§ **Data excerpt**

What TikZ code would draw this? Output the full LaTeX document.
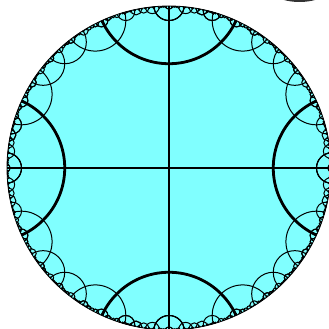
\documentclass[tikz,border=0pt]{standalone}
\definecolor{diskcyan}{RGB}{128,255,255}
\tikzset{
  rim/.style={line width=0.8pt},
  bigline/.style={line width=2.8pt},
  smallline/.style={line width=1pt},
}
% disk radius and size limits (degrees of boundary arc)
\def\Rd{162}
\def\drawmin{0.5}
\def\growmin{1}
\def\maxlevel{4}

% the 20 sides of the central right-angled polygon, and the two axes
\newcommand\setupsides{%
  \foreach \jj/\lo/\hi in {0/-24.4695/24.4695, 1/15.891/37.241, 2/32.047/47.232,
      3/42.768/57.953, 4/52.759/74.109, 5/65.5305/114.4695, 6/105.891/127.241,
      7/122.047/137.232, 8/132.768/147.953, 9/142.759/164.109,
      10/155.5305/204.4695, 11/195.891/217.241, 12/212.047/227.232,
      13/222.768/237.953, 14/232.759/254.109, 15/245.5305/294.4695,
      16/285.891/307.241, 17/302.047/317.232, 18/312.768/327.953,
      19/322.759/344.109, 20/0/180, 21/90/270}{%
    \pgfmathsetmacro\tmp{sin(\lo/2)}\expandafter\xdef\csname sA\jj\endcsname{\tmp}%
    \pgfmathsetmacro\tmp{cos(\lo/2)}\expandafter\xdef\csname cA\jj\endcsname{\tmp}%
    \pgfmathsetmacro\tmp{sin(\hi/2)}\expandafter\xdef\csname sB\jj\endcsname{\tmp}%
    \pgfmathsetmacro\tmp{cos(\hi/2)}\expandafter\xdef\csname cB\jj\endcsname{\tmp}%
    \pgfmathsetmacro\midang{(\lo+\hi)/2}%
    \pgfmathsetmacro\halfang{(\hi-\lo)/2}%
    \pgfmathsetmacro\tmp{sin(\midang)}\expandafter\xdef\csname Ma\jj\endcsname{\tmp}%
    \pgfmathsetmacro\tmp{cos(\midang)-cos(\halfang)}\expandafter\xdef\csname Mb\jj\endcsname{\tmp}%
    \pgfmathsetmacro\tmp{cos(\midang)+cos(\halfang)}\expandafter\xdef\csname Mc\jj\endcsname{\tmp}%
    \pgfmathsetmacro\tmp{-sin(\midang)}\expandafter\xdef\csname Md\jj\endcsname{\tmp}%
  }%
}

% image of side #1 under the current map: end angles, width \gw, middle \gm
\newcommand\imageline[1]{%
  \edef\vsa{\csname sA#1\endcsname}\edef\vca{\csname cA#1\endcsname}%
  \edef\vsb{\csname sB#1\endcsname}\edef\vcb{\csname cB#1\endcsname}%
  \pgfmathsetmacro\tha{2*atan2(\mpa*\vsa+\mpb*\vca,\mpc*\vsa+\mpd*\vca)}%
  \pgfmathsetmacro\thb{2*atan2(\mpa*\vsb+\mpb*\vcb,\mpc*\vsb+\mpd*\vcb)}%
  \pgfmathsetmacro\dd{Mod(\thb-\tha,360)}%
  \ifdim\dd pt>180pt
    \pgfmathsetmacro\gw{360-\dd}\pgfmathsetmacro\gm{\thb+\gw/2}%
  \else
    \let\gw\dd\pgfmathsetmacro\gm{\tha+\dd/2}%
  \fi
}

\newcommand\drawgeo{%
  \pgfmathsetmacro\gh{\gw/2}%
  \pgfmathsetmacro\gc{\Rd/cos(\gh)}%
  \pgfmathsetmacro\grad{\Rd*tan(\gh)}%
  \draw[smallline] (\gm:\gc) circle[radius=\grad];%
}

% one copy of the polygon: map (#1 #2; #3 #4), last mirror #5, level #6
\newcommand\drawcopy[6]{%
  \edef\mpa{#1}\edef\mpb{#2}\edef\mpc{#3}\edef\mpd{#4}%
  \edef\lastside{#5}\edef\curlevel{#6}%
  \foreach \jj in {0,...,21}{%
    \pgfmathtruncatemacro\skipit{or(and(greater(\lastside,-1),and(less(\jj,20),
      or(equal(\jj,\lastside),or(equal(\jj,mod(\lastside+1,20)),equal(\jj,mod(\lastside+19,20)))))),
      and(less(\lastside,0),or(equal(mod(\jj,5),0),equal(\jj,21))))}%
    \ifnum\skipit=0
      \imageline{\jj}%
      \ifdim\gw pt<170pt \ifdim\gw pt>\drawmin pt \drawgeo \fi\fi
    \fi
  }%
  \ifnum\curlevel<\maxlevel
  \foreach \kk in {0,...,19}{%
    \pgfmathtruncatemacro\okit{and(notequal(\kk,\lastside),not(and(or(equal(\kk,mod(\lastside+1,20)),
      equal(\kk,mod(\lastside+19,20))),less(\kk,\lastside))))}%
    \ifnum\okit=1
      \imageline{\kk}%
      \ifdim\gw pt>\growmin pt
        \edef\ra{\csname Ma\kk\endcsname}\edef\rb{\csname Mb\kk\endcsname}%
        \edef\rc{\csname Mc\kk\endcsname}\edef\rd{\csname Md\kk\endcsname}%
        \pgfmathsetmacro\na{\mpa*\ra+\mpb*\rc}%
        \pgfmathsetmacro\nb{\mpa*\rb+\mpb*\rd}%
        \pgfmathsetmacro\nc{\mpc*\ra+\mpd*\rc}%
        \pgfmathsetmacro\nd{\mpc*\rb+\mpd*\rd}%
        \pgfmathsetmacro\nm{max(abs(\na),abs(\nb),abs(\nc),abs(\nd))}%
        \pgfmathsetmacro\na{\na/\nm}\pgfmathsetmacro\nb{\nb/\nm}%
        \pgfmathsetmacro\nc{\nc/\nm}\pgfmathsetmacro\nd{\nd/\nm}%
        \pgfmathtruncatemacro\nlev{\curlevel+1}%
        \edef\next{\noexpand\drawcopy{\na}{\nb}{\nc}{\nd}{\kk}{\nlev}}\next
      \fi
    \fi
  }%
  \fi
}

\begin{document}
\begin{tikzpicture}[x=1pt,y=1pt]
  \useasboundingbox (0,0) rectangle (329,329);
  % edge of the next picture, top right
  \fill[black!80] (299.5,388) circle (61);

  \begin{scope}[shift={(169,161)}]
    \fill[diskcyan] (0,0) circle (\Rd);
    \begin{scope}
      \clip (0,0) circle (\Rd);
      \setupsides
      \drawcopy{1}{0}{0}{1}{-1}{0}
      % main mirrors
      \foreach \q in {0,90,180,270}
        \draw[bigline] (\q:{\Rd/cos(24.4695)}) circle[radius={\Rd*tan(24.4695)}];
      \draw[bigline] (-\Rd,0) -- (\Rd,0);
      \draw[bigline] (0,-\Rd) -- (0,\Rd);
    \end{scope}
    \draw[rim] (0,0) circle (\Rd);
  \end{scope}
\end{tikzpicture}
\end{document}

§ **Instructions to follow**
Write out the listing word for word, omitting the pictures it holds.

§ **Response**
What TikZ code would draw this? Output the full LaTeX document.
\documentclass[tikz,border=0pt]{standalone}
\definecolor{diskcyan}{RGB}{128,255,255}
\tikzset{
  rim/.style={line width=0.8pt},
  bigline/.style={line width=2.8pt},
  smallline/.style={line width=1pt},
}
% disk radius and size limits (degrees of boundary arc)
\def\Rd{162}
\def\drawmin{0.5}
\def\growmin{1}
\def\maxlevel{4}

% the 20 sides of the central right-angled polygon, and the two axes
\newcommand\setupsides{%
  \foreach \jj/\lo/\hi in {0/-24.4695/24.4695, 1/15.891/37.241, 2/32.047/47.232,
      3/42.768/57.953, 4/52.759/74.109, 5/65.5305/114.4695, 6/105.891/127.241,
      7/122.047/137.232, 8/132.768/147.953, 9/142.759/164.109,
      10/155.5305/204.4695, 11/195.891/217.241, 12/212.047/227.232,
      13/222.768/237.953, 14/232.759/254.109, 15/245.5305/294.4695,
      16/285.891/307.241, 17/302.047/317.232, 18/312.768/327.953,
      19/322.759/344.109, 20/0/180, 21/90/270}{%
    \pgfmathsetmacro\tmp{sin(\lo/2)}\expandafter\xdef\csname sA\jj\endcsname{\tmp}%
    \pgfmathsetmacro\tmp{cos(\lo/2)}\expandafter\xdef\csname cA\jj\endcsname{\tmp}%
    \pgfmathsetmacro\tmp{sin(\hi/2)}\expandafter\xdef\csname sB\jj\endcsname{\tmp}%
    \pgfmathsetmacro\tmp{cos(\hi/2)}\expandafter\xdef\csname cB\jj\endcsname{\tmp}%
    \pgfmathsetmacro\midang{(\lo+\hi)/2}%
    \pgfmathsetmacro\halfang{(\hi-\lo)/2}%
    \pgfmathsetmacro\tmp{sin(\midang)}\expandafter\xdef\csname Ma\jj\endcsname{\tmp}%
    \pgfmathsetmacro\tmp{cos(\midang)-cos(\halfang)}\expandafter\xdef\csname Mb\jj\endcsname{\tmp}%
    \pgfmathsetmacro\tmp{cos(\midang)+cos(\halfang)}\expandafter\xdef\csname Mc\jj\endcsname{\tmp}%
    \pgfmathsetmacro\tmp{-sin(\midang)}\expandafter\xdef\csname Md\jj\endcsname{\tmp}%
  }%
}

% image of side #1 under the current map: end angles, width \gw, middle \gm
\newcommand\imageline[1]{%
  \edef\vsa{\csname sA#1\endcsname}\edef\vca{\csname cA#1\endcsname}%
  \edef\vsb{\csname sB#1\endcsname}\edef\vcb{\csname cB#1\endcsname}%
  \pgfmathsetmacro\tha{2*atan2(\mpa*\vsa+\mpb*\vca,\mpc*\vsa+\mpd*\vca)}%
  \pgfmathsetmacro\thb{2*atan2(\mpa*\vsb+\mpb*\vcb,\mpc*\vsb+\mpd*\vcb)}%
  \pgfmathsetmacro\dd{Mod(\thb-\tha,360)}%
  \ifdim\dd pt>180pt
    \pgfmathsetmacro\gw{360-\dd}\pgfmathsetmacro\gm{\thb+\gw/2}%
  \else
    \let\gw\dd\pgfmathsetmacro\gm{\tha+\dd/2}%
  \fi
}

\newcommand\drawgeo{%
  \pgfmathsetmacro\gh{\gw/2}%
  \pgfmathsetmacro\gc{\Rd/cos(\gh)}%
  \pgfmathsetmacro\grad{\Rd*tan(\gh)}%
  \draw[smallline] (\gm:\gc) circle[radius=\grad];%
}

% one copy of the polygon: map (#1 #2; #3 #4), last mirror #5, level #6
\newcommand\drawcopy[6]{%
  \edef\mpa{#1}\edef\mpb{#2}\edef\mpc{#3}\edef\mpd{#4}%
  \edef\lastside{#5}\edef\curlevel{#6}%
  \foreach \jj in {0,...,21}{%
    \pgfmathtruncatemacro\skipit{or(and(greater(\lastside,-1),and(less(\jj,20),
      or(equal(\jj,\lastside),or(equal(\jj,mod(\lastside+1,20)),equal(\jj,mod(\lastside+19,20)))))),
      and(less(\lastside,0),or(equal(mod(\jj,5),0),equal(\jj,21))))}%
    \ifnum\skipit=0
      \imageline{\jj}%
      \ifdim\gw pt<170pt \ifdim\gw pt>\drawmin pt \drawgeo \fi\fi
    \fi
  }%
  \ifnum\curlevel<\maxlevel
  \foreach \kk in {0,...,19}{%
    \pgfmathtruncatemacro\okit{and(notequal(\kk,\lastside),not(and(or(equal(\kk,mod(\lastside+1,20)),
      equal(\kk,mod(\lastside+19,20))),less(\kk,\lastside))))}%
    \ifnum\okit=1
      \imageline{\kk}%
      \ifdim\gw pt>\growmin pt
        \edef\ra{\csname Ma\kk\endcsname}\edef\rb{\csname Mb\kk\endcsname}%
        \edef\rc{\csname Mc\kk\endcsname}\edef\rd{\csname Md\kk\endcsname}%
        \pgfmathsetmacro\na{\mpa*\ra+\mpb*\rc}%
        \pgfmathsetmacro\nb{\mpa*\rb+\mpb*\rd}%
        \pgfmathsetmacro\nc{\mpc*\ra+\mpd*\rc}%
        \pgfmathsetmacro\nd{\mpc*\rb+\mpd*\rd}%
        \pgfmathsetmacro\nm{max(abs(\na),abs(\nb),abs(\nc),abs(\nd))}%
        \pgfmathsetmacro\na{\na/\nm}\pgfmathsetmacro\nb{\nb/\nm}%
        \pgfmathsetmacro\nc{\nc/\nm}\pgfmathsetmacro\nd{\nd/\nm}%
        \pgfmathtruncatemacro\nlev{\curlevel+1}%
        \edef\next{\noexpand\drawcopy{\na}{\nb}{\nc}{\nd}{\kk}{\nlev}}\next
      \fi
    \fi
  }%
  \fi
}

\begin{document}
\begin{tikzpicture}[x=1pt,y=1pt]
  \useasboundingbox (0,0) rectangle (329,329);
  % edge of the next picture, top right
  \fill[black!80] (299.5,388) circle (61);

  \begin{scope}[shift={(169,161)}]
    \fill[diskcyan] (0,0) circle (\Rd);
    \begin{scope}
      \clip (0,0) circle (\Rd);
      \setupsides
      \drawcopy{1}{0}{0}{1}{-1}{0}
      % main mirrors
      \foreach \q in {0,90,180,270}
        \draw[bigline] (\q:{\Rd/cos(24.4695)}) circle[radius={\Rd*tan(24.4695)}];
      \draw[bigline] (-\Rd,0) -- (\Rd,0);
      \draw[bigline] (0,-\Rd) -- (0,\Rd);
    \end{scope}
    \draw[rim] (0,0) circle (\Rd);
  \end{scope}
\end{tikzpicture}
\end{document}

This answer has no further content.